Reprenons un exemple simplifié relatif à l’achat de vêtements. Pour plusieurs, c’est un besoin inconscient de nouveauté qui les pousse à en acheter continuellement. Si ces personnes ne prennent pas le temps de reconnaître ce besoin, elles seront incapables de remplacer cette stratégie (l’achat de vêtements) par une stratégie pérenne plus alignée avec leur besoin de nouveauté ET leurs valeurs environnementales. Conséquence ? On risque de désencombrer sporadiquement sa garde-robe pour la faire déborder à nouveau quelques mois plus tard. Dans cet exemple précis, il existe plusieurs stratégies d’habillement qui répondent au besoin de nouveauté ET au besoin d’un environnement sain : on pourrait en échanger, souscrire à un service de location, en acheter frugalement seconde main ou remplir son besoin de nouveauté par un tout autre moyen que l’achat de vêtements.
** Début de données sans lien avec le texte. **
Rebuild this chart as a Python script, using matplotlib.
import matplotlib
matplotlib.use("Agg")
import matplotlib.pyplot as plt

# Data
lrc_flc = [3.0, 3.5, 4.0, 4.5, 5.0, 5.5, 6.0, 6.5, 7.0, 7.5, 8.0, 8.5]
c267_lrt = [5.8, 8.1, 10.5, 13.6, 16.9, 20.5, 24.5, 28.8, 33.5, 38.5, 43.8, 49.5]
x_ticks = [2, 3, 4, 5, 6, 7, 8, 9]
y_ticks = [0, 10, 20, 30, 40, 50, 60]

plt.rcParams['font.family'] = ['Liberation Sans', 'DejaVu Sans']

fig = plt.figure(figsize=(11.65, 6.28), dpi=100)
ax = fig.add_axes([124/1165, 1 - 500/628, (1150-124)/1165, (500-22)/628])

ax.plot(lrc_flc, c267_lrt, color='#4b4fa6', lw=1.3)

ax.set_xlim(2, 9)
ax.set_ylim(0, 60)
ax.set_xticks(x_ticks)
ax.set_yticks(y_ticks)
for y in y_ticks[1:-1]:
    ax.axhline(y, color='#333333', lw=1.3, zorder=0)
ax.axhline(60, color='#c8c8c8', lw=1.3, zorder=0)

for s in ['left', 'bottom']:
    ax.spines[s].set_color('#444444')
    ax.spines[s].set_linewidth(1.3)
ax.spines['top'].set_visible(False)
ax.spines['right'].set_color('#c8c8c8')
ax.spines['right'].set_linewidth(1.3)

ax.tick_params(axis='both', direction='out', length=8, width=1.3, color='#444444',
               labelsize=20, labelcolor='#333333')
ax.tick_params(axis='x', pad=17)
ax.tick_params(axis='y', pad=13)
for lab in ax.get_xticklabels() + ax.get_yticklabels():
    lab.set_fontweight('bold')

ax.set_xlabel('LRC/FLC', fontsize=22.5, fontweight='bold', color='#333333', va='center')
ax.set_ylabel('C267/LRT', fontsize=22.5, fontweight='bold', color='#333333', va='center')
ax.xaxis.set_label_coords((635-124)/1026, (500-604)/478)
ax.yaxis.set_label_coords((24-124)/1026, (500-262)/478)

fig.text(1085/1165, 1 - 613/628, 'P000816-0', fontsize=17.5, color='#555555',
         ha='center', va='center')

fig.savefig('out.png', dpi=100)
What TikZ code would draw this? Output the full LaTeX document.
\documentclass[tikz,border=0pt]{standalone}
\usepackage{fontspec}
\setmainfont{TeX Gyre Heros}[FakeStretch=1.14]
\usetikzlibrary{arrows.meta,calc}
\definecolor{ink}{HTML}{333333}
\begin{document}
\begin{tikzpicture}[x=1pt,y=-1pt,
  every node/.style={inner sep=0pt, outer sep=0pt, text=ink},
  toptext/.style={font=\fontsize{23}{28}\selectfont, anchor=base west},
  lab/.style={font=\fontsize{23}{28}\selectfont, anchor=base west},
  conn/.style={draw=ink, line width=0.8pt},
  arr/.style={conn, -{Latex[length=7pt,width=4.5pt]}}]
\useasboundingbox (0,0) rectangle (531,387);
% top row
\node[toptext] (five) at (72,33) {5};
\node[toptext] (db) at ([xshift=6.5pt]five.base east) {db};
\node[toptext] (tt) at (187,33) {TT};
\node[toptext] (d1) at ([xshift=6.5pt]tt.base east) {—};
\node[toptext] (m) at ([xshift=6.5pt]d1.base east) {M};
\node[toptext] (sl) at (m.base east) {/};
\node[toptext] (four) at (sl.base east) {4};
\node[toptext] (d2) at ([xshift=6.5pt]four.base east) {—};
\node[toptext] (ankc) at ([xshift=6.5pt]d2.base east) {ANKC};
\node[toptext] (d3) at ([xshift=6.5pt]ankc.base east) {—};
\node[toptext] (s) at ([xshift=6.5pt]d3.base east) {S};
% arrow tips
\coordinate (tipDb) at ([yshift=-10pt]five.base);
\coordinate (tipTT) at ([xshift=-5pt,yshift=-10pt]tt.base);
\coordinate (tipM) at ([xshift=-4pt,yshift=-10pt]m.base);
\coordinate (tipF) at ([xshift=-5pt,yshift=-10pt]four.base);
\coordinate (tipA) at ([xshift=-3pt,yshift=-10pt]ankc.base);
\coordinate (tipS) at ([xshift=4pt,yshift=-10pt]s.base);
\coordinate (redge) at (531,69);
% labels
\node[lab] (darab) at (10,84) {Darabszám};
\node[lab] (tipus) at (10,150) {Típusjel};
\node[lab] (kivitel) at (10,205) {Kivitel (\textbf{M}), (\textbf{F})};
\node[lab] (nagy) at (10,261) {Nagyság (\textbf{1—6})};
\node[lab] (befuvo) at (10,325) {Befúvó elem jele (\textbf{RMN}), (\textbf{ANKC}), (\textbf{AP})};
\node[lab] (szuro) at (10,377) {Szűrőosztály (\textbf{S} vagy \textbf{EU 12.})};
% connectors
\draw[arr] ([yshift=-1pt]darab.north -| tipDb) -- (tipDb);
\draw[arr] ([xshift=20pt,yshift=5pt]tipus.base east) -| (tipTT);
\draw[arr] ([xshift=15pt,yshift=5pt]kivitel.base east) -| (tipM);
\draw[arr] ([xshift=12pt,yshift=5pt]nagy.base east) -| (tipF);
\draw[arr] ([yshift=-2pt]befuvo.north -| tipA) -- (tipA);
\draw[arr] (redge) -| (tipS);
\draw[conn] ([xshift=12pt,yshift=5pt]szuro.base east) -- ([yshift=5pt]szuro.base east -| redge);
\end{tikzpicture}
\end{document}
En prenant le temps d’écouter les besoins de la population pour ensuite intégrer la différence entre besoins et stratégies dans ses initiatives, le milieu environnemental pourrait ainsi accompagner la société à voir les achats et possessions comme des stratégies et non des besoins. Pour y arriver, la première étape consiste à offrir au public cible de l’empathie en l’aidant à se connecter à ses besoins. Par exemple, quels besoins la population québécoise tente-t-elle de satisfaire avec la voiture ou la garde-robe débordante ? Selon le contexte, on peut ensuite suggérer une courte liste de stratégies de substitution plus écologiques alignées avec les besoins nommés. Cette courte liste est importante, car si on nomme une seule stratégie de substitution, cela pourrait causer la fermeture d’une certaine tranche du public, qui pourrait sentir que la stratégie de rechange proposée ne répond pas à ses besoins.
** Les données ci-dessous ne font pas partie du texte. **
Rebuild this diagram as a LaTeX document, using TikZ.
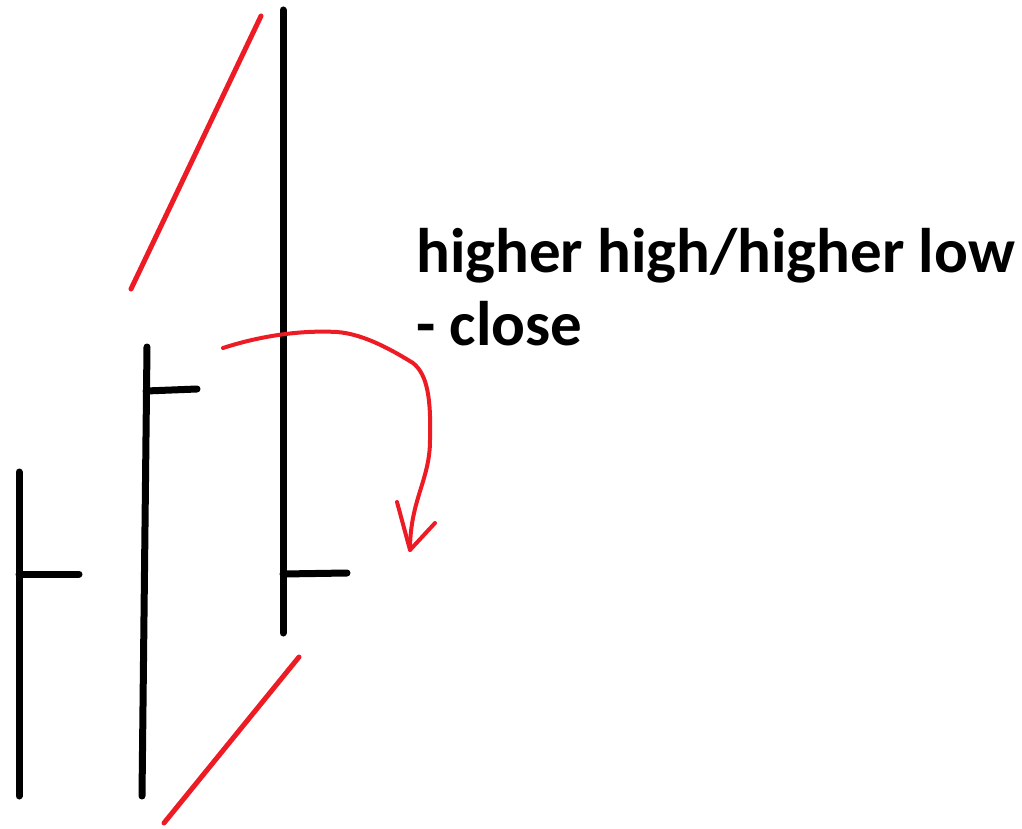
\documentclass[tikz,border=0pt]{standalone}
\usepackage{fontspec}
\setsansfont{Carlito}
\usetikzlibrary{positioning, calc}
\definecolor{paintred}{RGB}{237,28,36}

\begin{document}
\begin{tikzpicture}[
    x=1pt, y=-1pt,
    bar/.style={draw=black, line width=7pt, line cap=round},
    trend/.style={draw=paintred, line width=5pt, line cap=round},
    swing/.style={draw=paintred, line width=4pt, line cap=round, line join=round},
    note/.style={font=\sffamily\bfseries\fontsize{63}{73}\selectfont, align=left, inner sep=0pt},
]
\useasboundingbox (0,0) rectangle (1022,829);

% Bars
\coordinate (b1top) at (19,472);
\coordinate (b1bot) at (19,796);
\coordinate (b1cl) at (19,574);
\coordinate (b1end) at (79,574);
\coordinate (b2top) at (147,347);
\coordinate (b2bot) at (142,796);
\coordinate (b2cl) at (146,391);
\coordinate (b2end) at (197,389);
\coordinate (b3top) at (283,10);
\coordinate (b3bot) at (283,633);
\coordinate (b3cl) at (283,574);
\coordinate (b3end) at (347,573);

\draw[bar] (b1top) -- (b1bot);
\draw[bar] (b1cl) -- (b1end);
\draw[bar] (b2top) -- (b2bot);
\draw[bar] (b2cl) -- (b2end);
\draw[bar] (b3top) -- (b3bot);
\draw[bar] (b3cl) -- (b3end);

% Trend lines
\coordinate (hiA) at (131,289);
\coordinate (hiB) at (261,16);
\coordinate (loA) at (164,823);
\coordinate (loB) at (299,657);
\draw[trend] (hiA) -- (hiB);
\draw[trend] (loA) -- (loB);

% Curved arrow
\coordinate (swA) at (223,348);
\coordinate (swB) at (410,550);
\draw[swing] (swA) .. controls (260,336) and (300,330) .. (337,332)
    .. controls (365,334) and (395,352) .. (413,363)
    .. controls (428,375) and (431,400) .. (430,440)
    .. controls (430,480) and (410,500) .. (swB);
\draw[swing] (397,502) -- (swB) -- (435,523);

% Label
\node[note, anchor=base west] (lbl) at (416,345) {higher high/higher low\\- close};
\end{tikzpicture}
\end{document}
Certains pourraient même croire qu’on leur demande de faire le deuil de leurs besoins fondamentaux. Or, il est difficile pour l’humain de renoncer de façon continue à ses besoins sans compromettre son bien-être. C’est peut-être ce qui explique la forte réactivité de certains envers le discours écologique qui propose souvent des stratégies en outrepassant l’étape de connexion aux besoins.
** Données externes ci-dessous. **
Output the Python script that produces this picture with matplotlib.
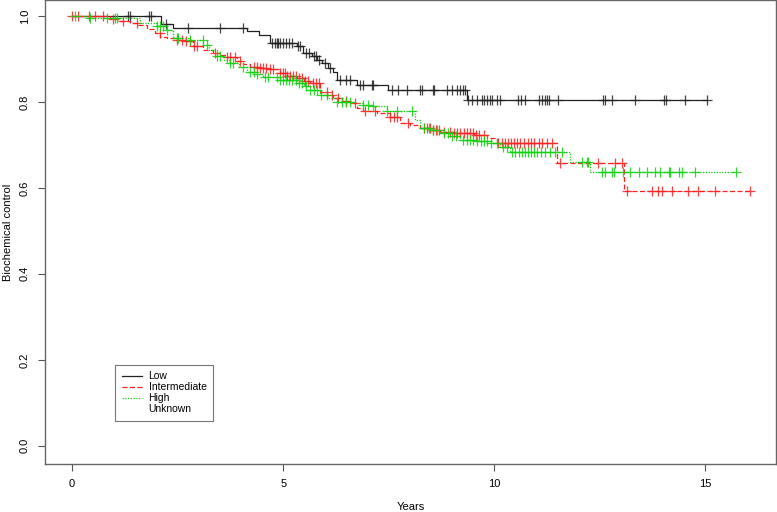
import numpy as np
import matplotlib
matplotlib.use("Agg")
import matplotlib.pyplot as plt

plt.rcParams['font.family'] = ['Liberation Sans', 'DejaVu Sans']

# Kaplan-Meier step curves: (drop time in years, survival after it)
low_t = [0, 2.1, 2.4, 4.14, 4.43, 4.7, 5.32, 5.48, 5.68, 5.8, 5.92, 6.07, 6.19, 6.28, 6.75, 7.49, 9.35]
low_s = [1.0, 0.981, 0.973, 0.964, 0.955, 0.938, 0.929, 0.914, 0.906, 0.898, 0.89, 0.878, 0.87, 0.851, 0.84, 0.828, 0.805]
low_end = 15.05
low_cens = [1.33, 1.38, 1.82, 1.86, 2.23, 2.75, 3.5, 4.04, 4.74, 4.8, 4.85, 4.87, 4.92, 5.0, 5.06,
            5.14, 5.2, 5.35, 5.4, 5.55, 5.62, 5.72, 5.78, 5.86, 6.0, 6.1, 6.35, 6.5, 6.58, 6.82,
            6.9, 7.1, 7.13, 7.57, 7.72, 7.93, 8.25, 8.29, 8.55, 8.58, 8.88, 9.0, 9.12, 9.19, 9.27,
            9.31, 9.39, 9.47, 9.59, 9.71, 9.75, 9.83, 9.89, 9.95, 10.06, 10.13, 10.57, 10.64,
            10.74, 11.07, 11.12, 11.2, 11.25, 11.3, 11.5, 12.57, 12.62, 12.79, 13.34, 14.02,
            14.06, 14.53, 15.04]

int_t = [0, 0.9, 1.14, 1.37, 1.56, 1.77, 1.97, 2.09, 2.24, 2.44, 2.68, 2.87, 3.1, 3.34, 3.5,
         3.67, 3.9, 4.05, 4.22, 4.4, 4.61, 4.93, 5.1, 5.32, 5.5, 5.64, 5.88, 6.05, 6.19, 6.4,
         6.59, 6.75, 6.9, 7.22, 7.54, 7.77, 8.0, 8.25, 8.48, 8.72, 9.04, 9.51, 9.83, 10.06,
         11.49, 13.07]
int_s = [1.0, 0.993, 0.988, 0.983, 0.979, 0.97, 0.96, 0.952, 0.948, 0.944, 0.941, 0.929, 0.921,
         0.913, 0.909, 0.905, 0.894, 0.888, 0.882, 0.879, 0.876, 0.867, 0.861, 0.855, 0.849,
         0.843, 0.824, 0.816, 0.808, 0.803, 0.797, 0.786, 0.778, 0.774, 0.766, 0.75, 0.746,
         0.739, 0.735, 0.731, 0.727, 0.723, 0.716, 0.705, 0.657, 0.593]
int_end = 16.07
int_cens = [0.0, 0.15, 0.39, 0.55, 0.74, 0.98, 1.2, 1.53, 2.08, 2.48, 2.6, 2.7, 2.8, 2.88, 2.95,
            3.39, 3.67, 3.75, 3.85, 3.98, 4.3, 4.38, 4.45, 4.52, 4.6, 4.69, 4.77, 4.93, 5.0,
            5.05, 5.1, 5.17, 5.24, 5.3, 5.38, 5.45, 5.52, 5.6, 5.7, 5.78, 5.85, 6.04, 6.15,
            6.3, 6.5, 6.7, 6.94, 7.18, 7.54, 7.62, 7.7, 7.96, 8.33, 8.4, 8.47, 8.55, 8.62,
            8.68, 8.8, 8.96, 9.05, 9.12, 9.2, 9.28, 9.35, 9.42, 9.5, 9.58, 9.65, 9.75, 10.1,
            10.18, 10.25, 10.33, 10.4, 10.48, 10.55, 10.62, 10.7, 10.8, 10.88, 10.95, 11.05,
            11.12, 11.25, 11.37, 11.56, 12.45, 12.87, 13.02, 13.14, 13.74, 13.87, 13.97,
            14.21, 14.58, 14.82, 15.24, 16.07]

high_t = [0, 0.4, 1.6, 2.0, 2.24, 2.4, 2.8, 3.11, 3.25, 3.43, 3.6, 3.74, 3.95, 4.14, 4.35, 4.53,
          4.93, 5.32, 5.5, 5.64, 5.88, 6.05, 6.27, 6.75, 6.9, 7.14, 7.46, 8.13, 8.25, 8.48,
          8.72, 8.95, 9.19, 9.51, 9.91, 10.14, 10.38, 11.8, 12.27]
high_s = [1.0, 0.995, 0.983, 0.976, 0.967, 0.948, 0.944, 0.933, 0.92, 0.906, 0.898, 0.89, 0.88,
          0.87, 0.864, 0.859, 0.851, 0.843, 0.836, 0.828, 0.816, 0.808, 0.8, 0.797, 0.793,
          0.791, 0.778, 0.758, 0.739, 0.735, 0.727, 0.72, 0.712, 0.708, 0.704, 0.696, 0.684,
          0.661, 0.638]
high_end = 15.73
high_cens = [0.07, 0.43, 0.82, 1.02, 1.06, 2.0, 2.08, 2.16, 2.24, 2.48, 2.52, 2.8, 3.1, 3.2,
             3.43, 3.5, 3.74, 3.82, 4.05, 4.22, 4.3, 4.38, 4.57, 4.65, 4.85, 4.93, 5.0, 5.07,
             5.15, 5.22, 5.3, 5.38, 5.45, 5.55, 5.64, 5.72, 5.8, 5.9, 6.04, 6.27, 6.4, 6.5,
             6.59, 6.9, 7.0, 7.14, 7.46, 7.69, 8.05, 8.33, 8.45, 8.55, 8.64, 8.8, 8.9, 9.0,
             9.1, 9.27, 9.35, 9.43, 9.5, 9.59, 9.68, 9.75, 9.83, 9.92, 10.06, 10.2, 10.3,
             10.42, 10.5, 10.58, 10.65, 10.72, 10.8, 10.88, 10.95, 11.02, 11.1, 11.2, 11.33,
             11.45, 11.6, 12.08, 12.2, 12.23, 12.55, 12.63, 12.79, 12.83, 13.06, 13.22,
             13.42, 13.62, 13.82, 13.93, 14.13, 14.17, 14.37, 14.45, 14.76, 15.73]

groups = ["Low", "Intermediate", "High", "Unknown"]
x_ticks = [0, 5, 10, 15]
y_ticks = [0.0, 0.2, 0.4, 0.6, 0.8, 1.0]


def surv_at(t, s, when):
    idx = np.searchsorted(np.asarray(t), np.asarray(when), side='right') - 1
    return np.asarray(s)[idx]


fig = plt.figure(figsize=(7.77, 5.12), dpi=100)
ax = fig.add_axes([0.058, 0.094, 0.941, 0.906])

curves = [
    (low_t, low_s, low_end, low_cens, '#222222', '-'),
    (int_t, int_s, int_end, int_cens, '#ff2020', (0, (4, 2))),
    (high_t, high_s, high_end, high_cens, '#10d010', (0, (1, 1.2))),
]
handles = []
for t, s, end, cens, col, ls in curves:
    tt = list(t) + [end]
    ss = list(s) + [s[-1]]
    h, = ax.step(tt, ss, where='post', color=col, linestyle=ls, linewidth=0.9)
    ax.plot(cens, surv_at(t, s, cens), linestyle='none', marker='+', markersize=7,
            markeredgewidth=0.9, color=col, alpha=0.85)
    handles.append(h)
# "Unknown" has no curve drawn, only a blank legend entry
h_unk, = ax.plot([], [], color='none')
handles.append(h_unk)

ax.set_xlim(-0.64, 16.68)
ax.set_ylim(-0.042, 1.037)
ax.set_xticks(x_ticks)
ax.set_xticklabels([str(v) for v in x_ticks])
ax.set_yticks(y_ticks)
ax.set_yticklabels([f"{v:.1f}" for v in y_ticks], rotation=90, va='center')
ax.tick_params(axis='both', direction='out', length=5, width=0.8, color='#555555',
               labelsize=8, pad=6)
for sp in ax.spines.values():
    sp.set_color('#666666')
    sp.set_linewidth(1.0)

ax.set_xlabel("Years", fontsize=8, labelpad=9)
ax.set_ylabel("Biochemical control", fontsize=8, labelpad=5)

leg = ax.legend(handles, groups, loc='lower left', bbox_to_anchor=(0.096, 0.093),
                fontsize=7.5, frameon=True, fancybox=False, handlelength=2.0,
                borderpad=0.6, labelspacing=0.1, handletextpad=0.6, borderaxespad=0)
leg.get_frame().set_edgecolor('#555555')
leg.get_frame().set_linewidth(0.8)

fig.savefig("out.png", dpi=100)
En revanche, il est possible de faire le deuil d’une stratégie mal adaptée à soi, à l’autre ou aux écosystèmes pour la substituer par une stratégie plus cohérente avec ses valeurs écologiques.

Faire le deuil des stratégies mal adaptées pour nous adapter

Le concept du deuil n’est pas exclusif au décès d’une personne. Le dictionnaire Larousse le définit entre autres comme un «  processus psychique mis en œuvre par le sujet à la perte d’un objet d’amour externe  ».

Que ce soit le renoncement de s’acheter fréquemment de nouveaux vêtements ou de prendre la voiture pour aller au travail, cela génère un deuil plus ou moins intense pour la personne habituée à cette stratégie. Faire le deuil de nos stratégies mal adaptées pour les remplacer par des stratégies plus altruistes ou pro-environnementales sans compromettre nos propres besoins demande donc un effort conscient et non négligeable. Mais on peut espérer qu’à force de réaliser ce processus, nous accroîtrons intentionnellement notre résilience psychologique dans le temps, c’est-à-dire notre capacité à rebondir et à garder notre santé mentale malgré les perturbations et l’adversité (Moser, 2019).

Pour le milieu environnemental, cultiver notre empathie à l’autre a un énorme potentiel de contribuer à dépolariser la population et à pacifier le climat social pour mobiliser la masse critique requise afin que l’action climatique devienne la norme. Quant à la culture de notre auto-empathie, elle pourrait nous aider à mieux nous comprendre, afin de faire des choix conscients et cohérents qui répondent à nos besoins psychologiques fondamentaux ainsi qu’à notre besoin physiologique de vivre dans un environnement sain. Ces changements d’habitudes nécessiteront d’apprendre à traverser plus consciemment les processus inévitables de deuil qui développeraient ultimement, espérons-le, notre résilience psychologique, une aptitude indispensable pour nous adapter et faire face aux profonds bouleversements climatiques et géopolitiques à venir (Moser, 2019).